By Professors Jeffery Atik and Karl ManheimStealing a trade secret (reprehensible though this may be) has generally not attracted federal criminal liability. Yet in the recent prosecution of David Nosal, the Justice Department applied a computer hacking statute to convict a departing employee for a rather run-of-the-mill trade secret theft: the unauthorized taking of customer lists. Many if not most trade secrets -- like the customer lists involved in Nosal -- are stored on computers. As such, aggressive use of the federal Computer Fraud and Abuse Act could convert many trade secret misappropriations -- traditionally civil offenses and a state law matter - into federal crimes.

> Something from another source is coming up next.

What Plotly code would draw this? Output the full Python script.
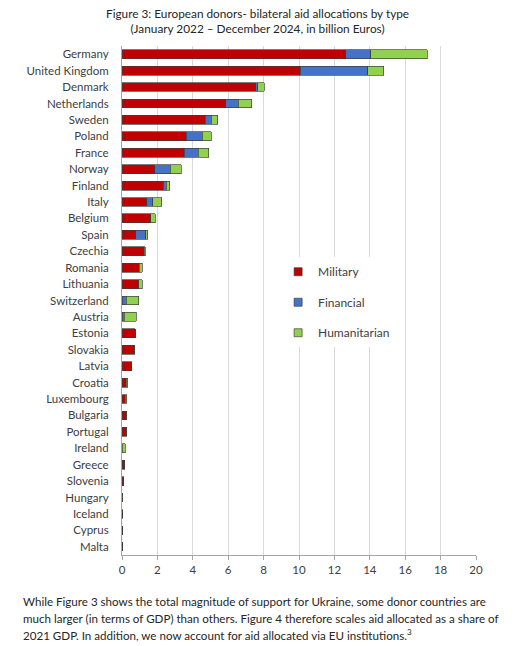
import plotly.graph_objects as go

countries = ["Germany", "United Kingdom", "Denmark", "Netherlands", "Sweden", "Poland",
             "France", "Norway", "Finland", "Italy", "Belgium", "Spain", "Czechia",
             "Romania", "Lithuania", "Switzerland", "Austria", "Estonia", "Slovakia",
             "Latvia", "Croatia", "Luxembourg", "Bulgaria", "Portugal", "Ireland",
             "Greece", "Slovenia", "Hungary", "Iceland", "Cyprus", "Malta"]

military = [12.63, 10.08, 7.55, 5.86, 4.71, 3.63, 3.52, 1.84, 2.33, 1.39, 1.60, 0.78, 1.27,
            0.97, 0.92, 0.0, 0.0, 0.74, 0.70, 0.55, 0.24, 0.18, 0.25, 0.25, 0.0,
            0.15, 0.10, 0.0, 0.03, 0.01, 0.01]
financial = [1.41, 3.79, 0.13, 0.71, 0.34, 0.91, 0.79, 0.89, 0.17, 0.35, 0.02, 0.55, 0.0,
             0.0, 0.03, 0.24, 0.12, 0.0, 0.0, 0.0, 0.0, 0.0, 0.0, 0.0, 0.0,
             0.0, 0.0, 0.0, 0.0, 0.0, 0.0]
humanitarian = [3.21, 0.93, 0.37, 0.77, 0.35, 0.49, 0.58, 0.62, 0.20, 0.51, 0.25, 0.13, 0.04,
                0.17, 0.19, 0.71, 0.68, 0.02, 0.01, 0.01, 0.09, 0.09, 0.01, 0.01, 0.18,
                0.01, 0.01, 0.05, 0.02, 0.0, 0.0]

series_names = ["Military", "Financial", "Humanitarian"]
series_values = [military, financial, humanitarian]
colors = ["#C00000", "#4472C4", "#92D050"]
x_ticks = [0, 2, 4, 6, 8, 10, 12, 14, 16, 18, 20]

title_lines = ["Figure 3: European donors- bilateral aid allocations by type",
               "(January 2022 \u2013 December 2024, in billion Euros)"]
body_lines = [
    "While Figure 3 shows the total magnitude of support for Ukraine, some donor countries are",
    "much larger (in terms of GDP) than others. Figure 4 therefore scales aid allocated as a share of",
    "2021 GDP. In addition, we now account for aid allocated via EU institutions.<sup>3</sup>",
]

FONT = "Lato, Open Sans, sans-serif"

fig = go.Figure()
for name, vals, col in zip(series_names, series_values, colors):
    fig.add_trace(go.Bar(
        y=countries, x=vals, orientation="h", name=name, showlegend=False,
        marker=dict(color=col, line=dict(color="rgba(60,60,60,0.85)", width=0.8)),
    ))
for i, (name, col) in enumerate(zip(series_names, colors)):
    fig.add_trace(go.Scatter(
        x=[None], y=[None], mode="markers", name=name, legendgroup=name,
        marker=dict(symbol="square", size=8, color=col,
                    line=dict(color="rgba(60,60,60,0.85)", width=0.8)),
    ))

fig.update_layout(
    barmode="stack",
    bargap=0.46,
    width=520, height=646,
    margin=dict(l=122, r=44, t=46, b=91),
    paper_bgcolor="white", plot_bgcolor="white",
    font=dict(family=FONT, size=11.5, color="#404040"),
    legend=dict(x=0.441, y=0.585, xanchor="left", yanchor="top",
                bgcolor="white", tracegroupgap=11.5, itemwidth=30,
                font=dict(size=12, color="#404040")),
    xaxis=dict(range=[0, 20], tickvals=x_ticks, showgrid=True, gridcolor="#d9d9d9",
               gridwidth=1, zeroline=False, showline=True, linecolor="#a6a6a6",
               ticks="outside", ticklen=4, tickcolor="#a6a6a6",
               tickfont=dict(size=11.5, color="#404040"), fixedrange=True),
    yaxis=dict(autorange="reversed", showline=True, linecolor="#a6a6a6",
               ticks="", ticklabelstandoff=10, showgrid=False,
               tickfont=dict(size=11.5, color="#404040")),
)

ann = []
ann.append(dict(text="<br>".join(title_lines), xref="paper", yref="paper",
                x=0.384, y=1.049, xanchor="center", yanchor="middle",
                showarrow=False, font=dict(size=11.8, color="#262626", family=FONT)))
for i, line in enumerate(body_lines):
    ann.append(dict(text=line, xref="paper", yref="paper",
                    x=-0.285, y=-0.0923 - i * 0.0315, xanchor="left", yanchor="middle",
                    showarrow=False, font=dict(size=11.6, color="#262626", family=FONT)))
fig.update_layout(annotations=ann)

fig.write_html("out.html")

And this policy shift -- criminalizing and federalizing -- results from the determinations of prosecutors and judges, and not from Congress.

David Nosal worked for the executive search firm Korn/Ferry International until 2004 when he left to form a rival firm. Upon departure, he signed a standard non-compete agreement, but also recruited 3 fellow Korn/Ferry employees to join his new firm. Before those employees left, they downloaded proprietary customer information from the Korn/Ferry network and provided the confidential data to Nosal.
The Justice Department charged Nosal with 22 counts under the Computer Fraud and Abuse Act, 18 U.S.C. §1030, which prohibits, inter alia, unauthorized access to computer systems for fraudulent purposes. The fraudulent purpose in this case was theft of trade secrets.